The believers are the sons of light — in contrast with the darkness which characterizes the unbelievers. The light has taken possession of them. They are sons of the day rather than of the night. Christ has called them: The light of the world. They are the light of the world because they are united with Him who is THE light of the world. The contrast is as sharp as possible. The thief, coming at night, doesn't affect the sons of the day and of the light!
Seeing they are the children of light they must not sleep as do the sons of darkness and of the night. This sleep speaks of laxity on the unbelievers' part. They believe that all is well — peace and safety — they fall asleep, not realizing that the thief is about to victimize them. Not so His people. They are to keep watch. They are to be alert! They do not know the time, but are always ready. Though the unbeliever thinks he is fully aware of what is happening, he is asleep. While he thinks he is alert to his surroundings, he is drunken. His mind and heart are beclouded. Sleep and drunkenness belong to the night and the night is the sphere in which the unbeliever lives. The believer is to be watchful and to be sober — the direct opposites of the unbeliever — and so await the return of Christ.
How are the "sons of light" going to remain watchful and sober until the return of Christ? Must the thought of His return fill their minds and hearts every day and color their whole existence? These are the natural questions which arise. First of all, the Apostle points out that, since we are of the day, we are to be sober. Sobriety is natural for him rather than the drunkenness of the world. This sobriety comes by way of faith and love. Those are the qualities natural and necessary for the believer. His faith in Christ readies him for the return of Christ! He makes us ready by giving that faith. Love is the manner of life which is the product of his faith. Now, this faith and love is the breastplate for the believer. It guards his vital organs. It is one of the pieces of the Christian's armor (Ephesians 6) and it is a defensive weapon. Only when faith and love is exercised will he be protected against all the forces which would lead him astray and cause him to sleep and be drunken.

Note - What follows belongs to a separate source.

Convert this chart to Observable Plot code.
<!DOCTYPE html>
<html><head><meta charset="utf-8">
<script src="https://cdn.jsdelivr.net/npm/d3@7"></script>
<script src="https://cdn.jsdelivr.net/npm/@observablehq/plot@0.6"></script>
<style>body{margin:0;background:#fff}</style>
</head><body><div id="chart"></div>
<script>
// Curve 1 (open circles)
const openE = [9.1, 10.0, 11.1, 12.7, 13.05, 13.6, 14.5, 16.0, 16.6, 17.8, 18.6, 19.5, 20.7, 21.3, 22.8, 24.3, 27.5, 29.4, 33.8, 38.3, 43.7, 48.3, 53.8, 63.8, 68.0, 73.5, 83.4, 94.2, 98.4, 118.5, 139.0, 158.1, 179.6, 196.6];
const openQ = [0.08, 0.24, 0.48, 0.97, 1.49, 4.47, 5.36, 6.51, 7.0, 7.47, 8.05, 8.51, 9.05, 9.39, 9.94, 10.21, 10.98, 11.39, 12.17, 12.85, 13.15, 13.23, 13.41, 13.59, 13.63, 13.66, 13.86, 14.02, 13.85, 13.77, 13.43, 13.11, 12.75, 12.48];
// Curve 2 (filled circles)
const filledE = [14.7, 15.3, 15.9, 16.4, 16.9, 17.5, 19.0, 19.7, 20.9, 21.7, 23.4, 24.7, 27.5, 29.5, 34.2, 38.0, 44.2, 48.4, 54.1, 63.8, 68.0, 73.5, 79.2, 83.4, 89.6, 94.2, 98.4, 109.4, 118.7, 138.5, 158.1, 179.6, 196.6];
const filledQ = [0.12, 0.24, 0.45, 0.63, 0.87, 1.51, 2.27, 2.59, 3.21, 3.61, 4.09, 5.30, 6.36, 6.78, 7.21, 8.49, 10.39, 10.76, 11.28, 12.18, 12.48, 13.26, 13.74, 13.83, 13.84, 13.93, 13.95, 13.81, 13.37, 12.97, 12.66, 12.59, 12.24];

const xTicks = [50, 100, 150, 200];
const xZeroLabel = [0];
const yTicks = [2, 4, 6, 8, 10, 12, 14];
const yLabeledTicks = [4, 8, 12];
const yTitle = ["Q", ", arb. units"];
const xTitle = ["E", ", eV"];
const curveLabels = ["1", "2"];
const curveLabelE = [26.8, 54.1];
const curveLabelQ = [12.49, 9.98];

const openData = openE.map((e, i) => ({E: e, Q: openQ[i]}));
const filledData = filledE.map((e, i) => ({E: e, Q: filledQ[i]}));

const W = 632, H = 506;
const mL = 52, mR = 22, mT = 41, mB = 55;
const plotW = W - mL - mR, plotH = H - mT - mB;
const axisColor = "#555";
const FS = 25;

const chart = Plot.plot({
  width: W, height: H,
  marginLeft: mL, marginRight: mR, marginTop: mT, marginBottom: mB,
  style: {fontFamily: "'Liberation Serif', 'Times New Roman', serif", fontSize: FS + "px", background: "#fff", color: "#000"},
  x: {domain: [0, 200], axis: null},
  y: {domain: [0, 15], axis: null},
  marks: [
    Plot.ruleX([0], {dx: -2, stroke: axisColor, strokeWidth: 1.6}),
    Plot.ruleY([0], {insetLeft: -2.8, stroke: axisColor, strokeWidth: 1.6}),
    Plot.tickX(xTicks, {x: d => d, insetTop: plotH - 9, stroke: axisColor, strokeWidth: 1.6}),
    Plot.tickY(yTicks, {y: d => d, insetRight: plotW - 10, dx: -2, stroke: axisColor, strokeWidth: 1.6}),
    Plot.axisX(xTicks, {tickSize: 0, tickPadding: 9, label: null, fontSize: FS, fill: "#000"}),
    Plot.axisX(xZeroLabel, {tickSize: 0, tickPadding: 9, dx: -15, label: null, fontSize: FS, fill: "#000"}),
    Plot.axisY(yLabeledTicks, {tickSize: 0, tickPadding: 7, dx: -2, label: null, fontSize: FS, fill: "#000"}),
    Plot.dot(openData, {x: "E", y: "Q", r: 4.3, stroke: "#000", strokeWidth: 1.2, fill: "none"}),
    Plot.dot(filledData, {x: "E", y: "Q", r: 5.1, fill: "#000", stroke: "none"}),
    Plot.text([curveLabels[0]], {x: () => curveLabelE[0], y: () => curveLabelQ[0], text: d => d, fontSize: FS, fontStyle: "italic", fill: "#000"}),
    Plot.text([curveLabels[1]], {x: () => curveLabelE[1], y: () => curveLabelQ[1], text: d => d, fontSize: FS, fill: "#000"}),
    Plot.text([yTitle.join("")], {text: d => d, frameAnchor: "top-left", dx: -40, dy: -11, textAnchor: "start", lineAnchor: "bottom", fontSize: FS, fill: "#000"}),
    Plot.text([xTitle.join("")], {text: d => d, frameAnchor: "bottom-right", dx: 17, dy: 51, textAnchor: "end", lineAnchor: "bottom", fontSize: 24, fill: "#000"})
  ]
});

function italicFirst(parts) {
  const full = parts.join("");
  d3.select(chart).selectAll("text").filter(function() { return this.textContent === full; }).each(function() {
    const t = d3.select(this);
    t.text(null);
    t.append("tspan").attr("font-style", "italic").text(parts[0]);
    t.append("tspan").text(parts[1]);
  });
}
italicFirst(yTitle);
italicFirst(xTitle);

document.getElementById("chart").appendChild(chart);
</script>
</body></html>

It is noteworthy that the same things which are necessary for the union with Christ (faith and love) are necessary to defend us till the end of time. To know the exact time for the return of Christ is not essential. Faith and love are. His people have already received enough to keep them in safety even in the most difficult of times. He has given them a breastplate which nothing can pierce. Put it on! Exercise that faith and love! The inquisitive probing into the question of the exact time of His return betrays a lack of faith and love. Such inquisitive people think they need more than what He has given.
The hope of salvation is the result of the exercise of both faith and love in all of Paul's teaching. Salvation is hoped for, but is also assured. Hope is not used in the sense of desiring to obtain the uncertain, but is used in Scripture as that which is certain of fulfillment and is a present possession in principle. This hope must not only be kept alive but is to be worn as a defense until the great day of the Lord. They must put it on as a helmet. This, again, is a defensive piece of armor. It covers the head. It protects the thinking. They will not be led astray by the vain thoughts of others when they keep the hope of salvation clearly before them. Clothed with the breastplate and with the helmet, His people will be kept in safety.

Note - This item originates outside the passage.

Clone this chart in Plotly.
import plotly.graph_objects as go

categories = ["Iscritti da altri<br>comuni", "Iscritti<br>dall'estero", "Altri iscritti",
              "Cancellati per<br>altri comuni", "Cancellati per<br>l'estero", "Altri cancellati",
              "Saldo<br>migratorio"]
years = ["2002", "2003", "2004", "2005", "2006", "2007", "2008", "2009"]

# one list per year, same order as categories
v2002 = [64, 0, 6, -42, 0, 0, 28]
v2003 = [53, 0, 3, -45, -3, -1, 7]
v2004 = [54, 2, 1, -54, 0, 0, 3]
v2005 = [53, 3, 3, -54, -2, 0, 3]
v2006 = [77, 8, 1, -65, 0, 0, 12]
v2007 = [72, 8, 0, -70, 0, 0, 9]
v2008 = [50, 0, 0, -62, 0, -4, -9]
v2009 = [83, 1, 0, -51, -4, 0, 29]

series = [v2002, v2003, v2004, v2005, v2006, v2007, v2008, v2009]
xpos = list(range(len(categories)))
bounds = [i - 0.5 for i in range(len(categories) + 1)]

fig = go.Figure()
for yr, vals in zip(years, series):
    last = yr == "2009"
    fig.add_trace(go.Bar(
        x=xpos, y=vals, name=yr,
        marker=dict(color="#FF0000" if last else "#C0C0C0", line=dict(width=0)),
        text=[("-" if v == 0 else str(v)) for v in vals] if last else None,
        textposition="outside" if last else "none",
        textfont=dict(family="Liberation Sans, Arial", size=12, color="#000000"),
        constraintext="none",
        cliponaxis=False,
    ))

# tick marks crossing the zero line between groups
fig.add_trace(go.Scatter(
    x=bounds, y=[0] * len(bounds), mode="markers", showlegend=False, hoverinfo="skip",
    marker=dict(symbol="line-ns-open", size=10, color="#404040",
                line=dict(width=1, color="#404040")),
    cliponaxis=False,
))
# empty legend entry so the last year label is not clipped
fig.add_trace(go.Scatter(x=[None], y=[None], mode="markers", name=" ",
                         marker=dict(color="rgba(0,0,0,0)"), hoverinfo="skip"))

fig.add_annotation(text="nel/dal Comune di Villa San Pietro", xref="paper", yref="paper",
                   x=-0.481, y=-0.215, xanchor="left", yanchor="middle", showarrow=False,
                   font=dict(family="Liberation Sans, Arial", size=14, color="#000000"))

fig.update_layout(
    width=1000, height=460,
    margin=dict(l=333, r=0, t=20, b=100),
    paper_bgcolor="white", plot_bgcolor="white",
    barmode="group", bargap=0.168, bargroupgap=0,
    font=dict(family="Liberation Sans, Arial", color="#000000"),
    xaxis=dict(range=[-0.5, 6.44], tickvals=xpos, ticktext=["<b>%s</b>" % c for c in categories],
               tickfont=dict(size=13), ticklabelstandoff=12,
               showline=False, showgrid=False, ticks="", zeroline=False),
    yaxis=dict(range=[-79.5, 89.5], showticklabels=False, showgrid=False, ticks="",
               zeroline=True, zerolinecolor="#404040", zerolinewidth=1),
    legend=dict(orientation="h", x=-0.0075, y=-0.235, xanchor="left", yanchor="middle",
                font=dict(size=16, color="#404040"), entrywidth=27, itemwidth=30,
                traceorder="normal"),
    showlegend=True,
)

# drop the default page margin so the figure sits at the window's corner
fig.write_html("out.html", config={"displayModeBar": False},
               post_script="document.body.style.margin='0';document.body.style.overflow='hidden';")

When He comes again, what will be His purpose? Will it be a day of wrath for men? Indeed, for the unbeliever it will be the day in which he beholds the wrath of God. It will be the decisive day. It will be the day which cuts off the time and opportunity for conversion. The day of the Lord may, therefore, well be feared by every unbeliever.
But, such will not be the nature of this day for the sons of light. The hope of salvation will then be fulfilled. This does not mean that they have lacked that salvation until then, but that the full salvation will then be manifested. The last event in their salvation will then be completed. God has "appointed" us to the obtaining of that salvation. Although he uses a different word than is usual with him, the writer has the same thought in mind as when he uses the term "election". He also uses a strange word to show how his people come into the possession of this salvation. They "obtain" it. Immediately he adds: "through our Lord Jesus Christ" to make it clear that this "obtaining" is not their own work. His return will be a glorious day for His people because their salvation will be complete and they shall be with Him.

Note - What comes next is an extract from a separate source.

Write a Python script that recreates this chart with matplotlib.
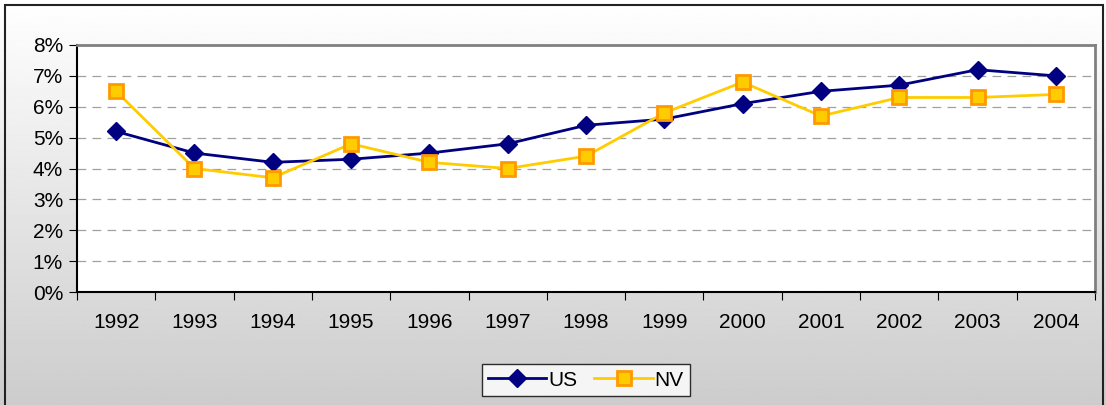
import matplotlib.pyplot as plt
import numpy as np
from matplotlib.patches import Rectangle
from matplotlib.ticker import FixedLocator, FuncFormatter

plt.rcParams['font.family'] = ['Liberation Sans', 'DejaVu Sans']

years = ['1992', '1993', '1994', '1995', '1996', '1997', '1998',
         '1999', '2000', '2001', '2002', '2003', '2004']
us = [5.2, 4.5, 4.2, 4.3, 4.5, 4.8, 5.4, 5.6, 6.1, 6.5, 6.7, 7.2, 7.0]
nv = [6.5, 4.0, 3.7, 4.8, 4.2, 4.0, 4.4, 5.8, 6.8, 5.7, 6.3, 6.3, 6.4]

W, H = 1106, 405
fig = plt.figure(figsize=(W / 100, H / 100), dpi=100)

# gradient background
bg = fig.add_axes([0, 0, 1, 1], zorder=-10)
grad = np.linspace(1.0, 0.80, 256).reshape(-1, 1)
bg.imshow(grad, aspect='auto', cmap='gray', vmin=0, vmax=1,
          extent=[0, 1, 0, 1], origin='upper')
bg.add_patch(Rectangle((5 / W, -0.1), (1103 - 5) / W, 1.1 - 5 / H,
                       fill=False, edgecolor='#222222', lw=1.5,
                       transform=bg.transAxes))
bg.set_xlim(0, 1)
bg.set_ylim(0, 1)
bg.axis('off')

ax = fig.add_axes([77 / W, (H - 292) / H, (1095 - 77) / W, (292 - 45) / H])
ax.set_facecolor('white')
x = np.arange(len(years))

ax.plot(x, us, color='#000080', lw=2, marker='D', ms=9,
        mfc='#000080', mec='#000080', label='US', zorder=3)
ax.plot(x, nv, color='#FFCC00', lw=2, marker='s', ms=10,
        mfc='#FFCC00', mec='#FF9900', mew=2, label='NV', zorder=3)

ax.set_xlim(-0.5, len(years) - 0.5)
ax.set_ylim(0, 8)
ax.set_yticks(range(0, 9))
ax.yaxis.set_major_formatter(FuncFormatter(lambda v, p: '%d%%' % v))
ax.grid(axis='y', color='#a0a0a0', ls=(0, (7, 5)), lw=0.9)

ax.xaxis.set_major_locator(FixedLocator(np.arange(-0.5, len(years), 1)))
ax.xaxis.set_major_formatter(FuncFormatter(lambda v, p: ''))
ax.xaxis.set_minor_locator(FixedLocator(x))
ax.set_xticklabels(years, minor=True)
ax.tick_params(axis='x', which='minor', length=0, pad=15, labelsize=15)
ax.tick_params(axis='x', which='major', length=6, direction='out')
ax.tick_params(axis='y', length=6, direction='out', labelsize=15, pad=4)

for s in ['left', 'bottom']:
    ax.spines[s].set_color('#000000')
    ax.spines[s].set_linewidth(1.5)
for s in ['top', 'right']:
    ax.spines[s].set_color('#808080')
    ax.spines[s].set_linewidth(2)

leg = fig.legend(loc='center', bbox_to_anchor=(586 / W, (H - 380) / H),
                 ncol=2, frameon=True, fancybox=False, fontsize=15,
                 handlelength=2.8, handletextpad=0.1, columnspacing=0.8,
                 borderpad=0.3)
leg.get_frame().set_edgecolor('#000000')
leg.get_frame().set_linewidth(1)

fig.savefig('out.png', dpi=100)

This Jesus, who will return, is the same one who has died for them in the past. Seeing that He died for them, all the rest of the deeds in their salvation are assured, including His return. Through His death salvation was begun. Because of His death they are drawn into union with Him. Whether we are awake, are on the watch, are alive, whether we die, or are asleep, we shall live with Him. Nothing can separate us from Jesus Christ. His return will demonstrate again His close relationship to His loved ones.
They are to exhort, to encourage, to comfort each other with these words. They do not need the "comfort" of knowing the precise time of His return, but they do need the comfort and instruction which the Apostle has brought them. A curious prying into those things which have not been revealed will never be able to comfort anyone, but the gospel which has been received will do so. They are to be obedient to this gospel.
Even though questions arose in Thessalonica concerning these matters, Paul is also aware of the fact that they do speak to each other in the vein he has held before them. God's people have sufficient knowledge and gifts to look forward to the return of their Lord whenever that may be. In full assurance of faith they pray: Lord Jesus, come quickly!
Questions for Discussion:
Why do so many wish to know the time of Christ's return? Why is it hidden from us?
May we speak of "doomsday"? May we speak of death as "the king of terrors"? Explain.
What responsibility rests on us as "sons of light"? How must our lives be different from those who "plant and build and marry" etc.?
The Bible has a higher estimate of our faith, love and hope than we do. Do you agree with that statement? If so, what should this teach us?
We often ask: Was he ready?, when someone is taken away. What does this mean? How do we get ready? Do we make ourselves ready?
Is there a danger of emphasizing eschatology (the doctrine of the last things) too much? Too little? What are the results of each?